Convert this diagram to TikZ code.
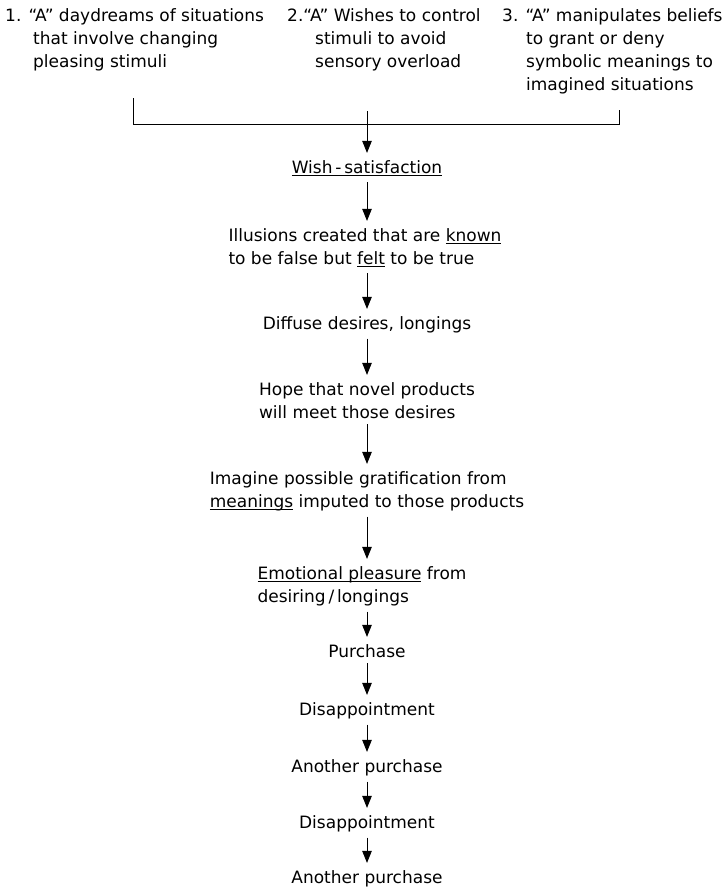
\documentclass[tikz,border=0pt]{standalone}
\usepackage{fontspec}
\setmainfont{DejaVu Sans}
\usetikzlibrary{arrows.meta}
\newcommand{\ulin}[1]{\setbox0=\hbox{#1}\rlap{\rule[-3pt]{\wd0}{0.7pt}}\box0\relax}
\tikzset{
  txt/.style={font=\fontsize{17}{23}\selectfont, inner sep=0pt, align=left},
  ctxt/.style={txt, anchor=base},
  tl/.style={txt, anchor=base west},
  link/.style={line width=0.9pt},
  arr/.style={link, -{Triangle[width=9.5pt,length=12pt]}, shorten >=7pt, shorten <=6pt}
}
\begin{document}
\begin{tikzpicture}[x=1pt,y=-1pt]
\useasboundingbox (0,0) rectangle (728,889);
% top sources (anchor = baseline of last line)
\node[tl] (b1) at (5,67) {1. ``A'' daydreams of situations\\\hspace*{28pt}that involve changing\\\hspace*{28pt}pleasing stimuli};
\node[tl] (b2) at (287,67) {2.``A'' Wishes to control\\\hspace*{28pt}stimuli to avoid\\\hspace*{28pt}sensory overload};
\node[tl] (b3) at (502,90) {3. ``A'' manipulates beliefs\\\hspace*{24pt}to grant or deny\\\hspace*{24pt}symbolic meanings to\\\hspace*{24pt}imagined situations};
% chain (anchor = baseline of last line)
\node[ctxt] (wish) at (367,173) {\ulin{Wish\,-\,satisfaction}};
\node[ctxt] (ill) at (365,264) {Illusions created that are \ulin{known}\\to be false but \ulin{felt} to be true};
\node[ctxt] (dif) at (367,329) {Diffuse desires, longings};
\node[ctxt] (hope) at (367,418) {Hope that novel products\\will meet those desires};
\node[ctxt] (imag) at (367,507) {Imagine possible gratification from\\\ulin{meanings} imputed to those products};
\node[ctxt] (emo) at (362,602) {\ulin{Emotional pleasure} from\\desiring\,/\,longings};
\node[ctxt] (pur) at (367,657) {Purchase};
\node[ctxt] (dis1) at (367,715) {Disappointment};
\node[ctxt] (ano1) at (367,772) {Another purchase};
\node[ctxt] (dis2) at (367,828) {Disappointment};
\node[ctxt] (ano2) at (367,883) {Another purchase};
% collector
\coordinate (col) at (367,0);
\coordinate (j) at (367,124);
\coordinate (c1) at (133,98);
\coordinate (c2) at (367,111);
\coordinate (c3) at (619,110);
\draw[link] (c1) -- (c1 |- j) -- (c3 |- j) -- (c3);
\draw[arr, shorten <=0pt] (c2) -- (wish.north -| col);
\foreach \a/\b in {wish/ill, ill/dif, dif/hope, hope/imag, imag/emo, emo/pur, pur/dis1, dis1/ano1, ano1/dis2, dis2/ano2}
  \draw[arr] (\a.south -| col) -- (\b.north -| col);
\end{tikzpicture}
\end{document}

------------------------

> _PROBLEM STATEMENT_: Quote the data exactly, leaving every image out of the copy.

> _ANSWER IN FULL_:
Convert this diagram to TikZ code.
\documentclass[tikz,border=0pt]{standalone}
\usepackage{fontspec}
\setmainfont{DejaVu Sans}
\usetikzlibrary{arrows.meta}
\newcommand{\ulin}[1]{\setbox0=\hbox{#1}\rlap{\rule[-3pt]{\wd0}{0.7pt}}\box0\relax}
\tikzset{
  txt/.style={font=\fontsize{17}{23}\selectfont, inner sep=0pt, align=left},
  ctxt/.style={txt, anchor=base},
  tl/.style={txt, anchor=base west},
  link/.style={line width=0.9pt},
  arr/.style={link, -{Triangle[width=9.5pt,length=12pt]}, shorten >=7pt, shorten <=6pt}
}
\begin{document}
\begin{tikzpicture}[x=1pt,y=-1pt]
\useasboundingbox (0,0) rectangle (728,889);
% top sources (anchor = baseline of last line)
\node[tl] (b1) at (5,67) {1. ``A'' daydreams of situations\\\hspace*{28pt}that involve changing\\\hspace*{28pt}pleasing stimuli};
\node[tl] (b2) at (287,67) {2.``A'' Wishes to control\\\hspace*{28pt}stimuli to avoid\\\hspace*{28pt}sensory overload};
\node[tl] (b3) at (502,90) {3. ``A'' manipulates beliefs\\\hspace*{24pt}to grant or deny\\\hspace*{24pt}symbolic meanings to\\\hspace*{24pt}imagined situations};
% chain (anchor = baseline of last line)
\node[ctxt] (wish) at (367,173) {\ulin{Wish\,-\,satisfaction}};
\node[ctxt] (ill) at (365,264) {Illusions created that are \ulin{known}\\to be false but \ulin{felt} to be true};
\node[ctxt] (dif) at (367,329) {Diffuse desires, longings};
\node[ctxt] (hope) at (367,418) {Hope that novel products\\will meet those desires};
\node[ctxt] (imag) at (367,507) {Imagine possible gratification from\\\ulin{meanings} imputed to those products};
\node[ctxt] (emo) at (362,602) {\ulin{Emotional pleasure} from\\desiring\,/\,longings};
\node[ctxt] (pur) at (367,657) {Purchase};
\node[ctxt] (dis1) at (367,715) {Disappointment};
\node[ctxt] (ano1) at (367,772) {Another purchase};
\node[ctxt] (dis2) at (367,828) {Disappointment};
\node[ctxt] (ano2) at (367,883) {Another purchase};
% collector
\coordinate (col) at (367,0);
\coordinate (j) at (367,124);
\coordinate (c1) at (133,98);
\coordinate (c2) at (367,111);
\coordinate (c3) at (619,110);
\draw[link] (c1) -- (c1 |- j) -- (c3 |- j) -- (c3);
\draw[arr, shorten <=0pt] (c2) -- (wish.north -| col);
\foreach \a/\b in {wish/ill, ill/dif, dif/hope, hope/imag, imag/emo, emo/pur, pur/dis1, dis1/ano1, ano1/dis2, dis2/ano2}
  \draw[arr] (\a.south -| col) -- (\b.north -| col);
\end{tikzpicture}
\end{document}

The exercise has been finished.